## Short exercise
Open with the line that has "Recreate this image"; close with the line that has "import plotly.graph_objects as go". Retype those lines exactly, images excluded.

## Input records
+===+
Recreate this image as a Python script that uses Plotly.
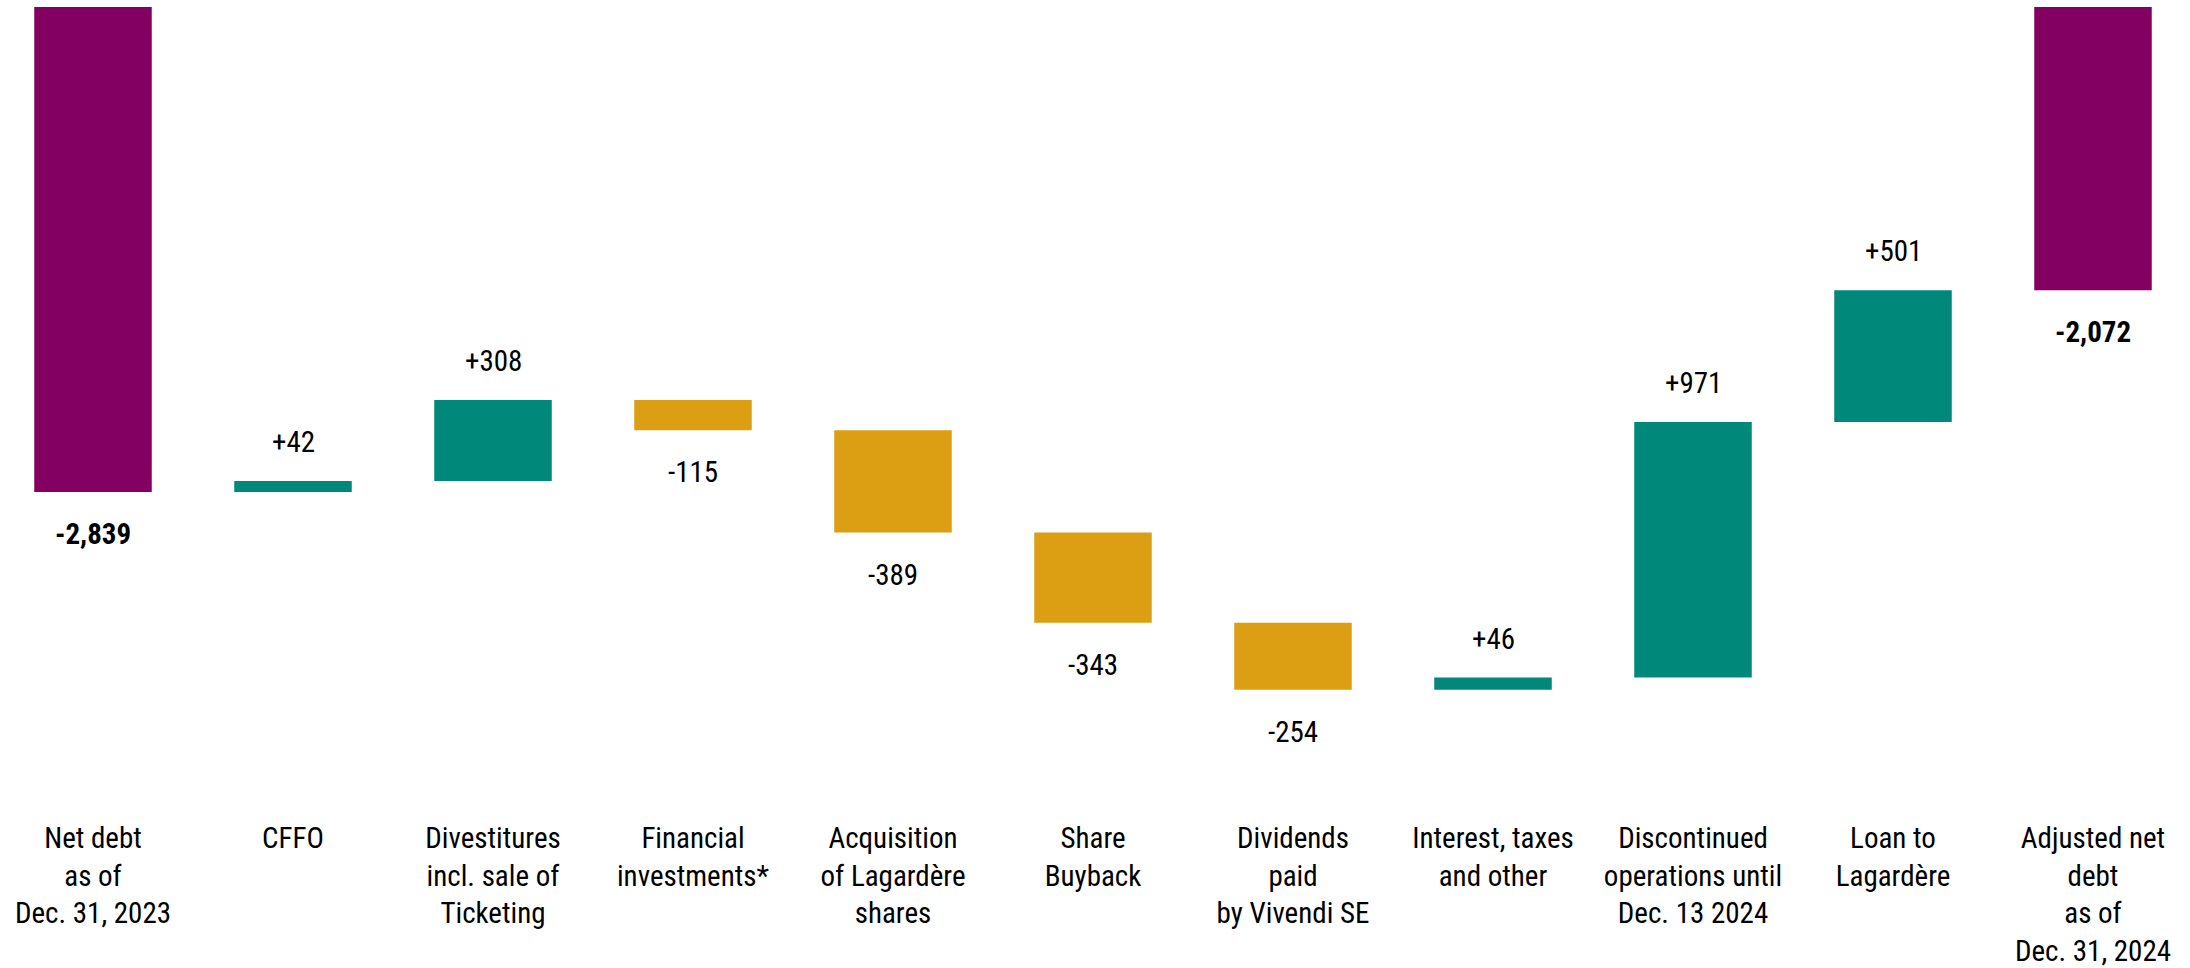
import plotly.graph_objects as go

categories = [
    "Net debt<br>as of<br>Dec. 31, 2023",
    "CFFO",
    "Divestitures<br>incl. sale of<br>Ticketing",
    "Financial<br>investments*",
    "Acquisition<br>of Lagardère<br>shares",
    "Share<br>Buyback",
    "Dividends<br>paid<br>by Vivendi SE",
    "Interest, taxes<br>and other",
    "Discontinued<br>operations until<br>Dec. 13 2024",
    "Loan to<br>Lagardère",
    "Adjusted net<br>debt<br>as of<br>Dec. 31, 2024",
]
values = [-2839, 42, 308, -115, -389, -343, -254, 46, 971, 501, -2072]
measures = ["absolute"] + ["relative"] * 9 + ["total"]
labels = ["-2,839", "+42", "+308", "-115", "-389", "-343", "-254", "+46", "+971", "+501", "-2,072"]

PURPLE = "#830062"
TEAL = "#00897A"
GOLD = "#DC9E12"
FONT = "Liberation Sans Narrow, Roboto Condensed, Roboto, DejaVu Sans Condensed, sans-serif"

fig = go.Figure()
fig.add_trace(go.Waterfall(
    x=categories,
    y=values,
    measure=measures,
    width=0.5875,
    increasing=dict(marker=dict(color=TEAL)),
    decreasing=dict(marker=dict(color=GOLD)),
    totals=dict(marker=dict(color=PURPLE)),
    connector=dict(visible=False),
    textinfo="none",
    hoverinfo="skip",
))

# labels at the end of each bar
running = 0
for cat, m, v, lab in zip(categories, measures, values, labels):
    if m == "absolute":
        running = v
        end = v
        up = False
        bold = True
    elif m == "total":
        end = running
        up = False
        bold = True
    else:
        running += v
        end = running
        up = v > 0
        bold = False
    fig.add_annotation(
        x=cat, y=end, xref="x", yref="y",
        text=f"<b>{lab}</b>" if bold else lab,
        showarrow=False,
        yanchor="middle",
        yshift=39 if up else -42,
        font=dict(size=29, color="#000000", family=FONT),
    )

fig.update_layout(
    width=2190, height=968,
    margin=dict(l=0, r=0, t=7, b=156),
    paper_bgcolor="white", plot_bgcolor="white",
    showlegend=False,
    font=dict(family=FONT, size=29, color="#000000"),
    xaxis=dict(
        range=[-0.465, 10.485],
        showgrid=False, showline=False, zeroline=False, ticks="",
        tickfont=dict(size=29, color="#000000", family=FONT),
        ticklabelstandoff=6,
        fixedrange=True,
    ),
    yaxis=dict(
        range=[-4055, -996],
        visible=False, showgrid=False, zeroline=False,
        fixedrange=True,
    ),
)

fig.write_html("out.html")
+===+
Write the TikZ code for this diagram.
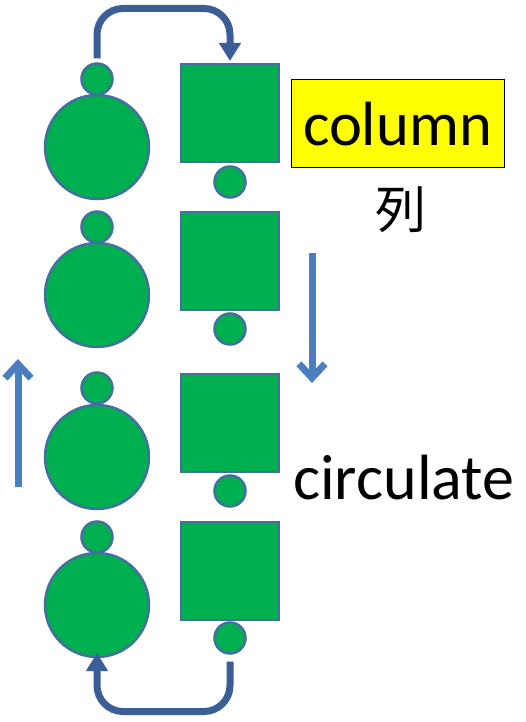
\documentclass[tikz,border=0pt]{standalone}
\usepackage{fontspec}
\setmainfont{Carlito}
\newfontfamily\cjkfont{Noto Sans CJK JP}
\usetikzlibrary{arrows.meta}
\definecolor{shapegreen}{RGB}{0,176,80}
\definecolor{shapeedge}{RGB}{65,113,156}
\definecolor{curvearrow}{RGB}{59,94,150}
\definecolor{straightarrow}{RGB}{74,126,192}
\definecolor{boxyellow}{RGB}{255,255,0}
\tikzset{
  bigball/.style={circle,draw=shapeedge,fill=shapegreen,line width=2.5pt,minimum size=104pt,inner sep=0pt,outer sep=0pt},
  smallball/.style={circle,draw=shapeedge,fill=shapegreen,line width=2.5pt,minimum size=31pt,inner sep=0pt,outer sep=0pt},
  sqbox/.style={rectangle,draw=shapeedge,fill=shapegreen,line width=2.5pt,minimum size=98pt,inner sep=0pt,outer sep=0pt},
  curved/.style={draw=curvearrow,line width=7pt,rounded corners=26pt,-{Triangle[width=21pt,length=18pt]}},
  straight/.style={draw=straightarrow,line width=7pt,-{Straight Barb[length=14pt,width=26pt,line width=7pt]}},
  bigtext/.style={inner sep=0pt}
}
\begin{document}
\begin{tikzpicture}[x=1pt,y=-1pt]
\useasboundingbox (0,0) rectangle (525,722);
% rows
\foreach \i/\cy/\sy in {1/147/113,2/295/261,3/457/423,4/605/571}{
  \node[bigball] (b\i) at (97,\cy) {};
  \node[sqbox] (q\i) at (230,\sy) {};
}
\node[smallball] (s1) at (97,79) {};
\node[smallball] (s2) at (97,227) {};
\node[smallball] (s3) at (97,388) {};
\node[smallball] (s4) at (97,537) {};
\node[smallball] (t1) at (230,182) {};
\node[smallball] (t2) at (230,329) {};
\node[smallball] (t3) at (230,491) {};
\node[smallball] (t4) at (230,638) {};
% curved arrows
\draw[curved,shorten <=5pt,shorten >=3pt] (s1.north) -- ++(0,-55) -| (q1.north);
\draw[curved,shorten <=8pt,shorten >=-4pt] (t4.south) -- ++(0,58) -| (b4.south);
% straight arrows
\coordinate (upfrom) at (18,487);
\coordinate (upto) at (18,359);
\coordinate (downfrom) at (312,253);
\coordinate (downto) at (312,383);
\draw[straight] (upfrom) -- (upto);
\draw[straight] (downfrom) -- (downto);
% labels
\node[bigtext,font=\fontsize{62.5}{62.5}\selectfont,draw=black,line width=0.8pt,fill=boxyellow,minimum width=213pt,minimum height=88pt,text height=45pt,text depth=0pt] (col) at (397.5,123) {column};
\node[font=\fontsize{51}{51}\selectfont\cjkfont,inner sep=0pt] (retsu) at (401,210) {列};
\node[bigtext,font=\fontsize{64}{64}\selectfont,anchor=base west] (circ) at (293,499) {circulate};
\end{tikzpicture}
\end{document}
+===+
## Answer below
Recreate this image as a Python script that uses Plotly.
import plotly.graph_objects as go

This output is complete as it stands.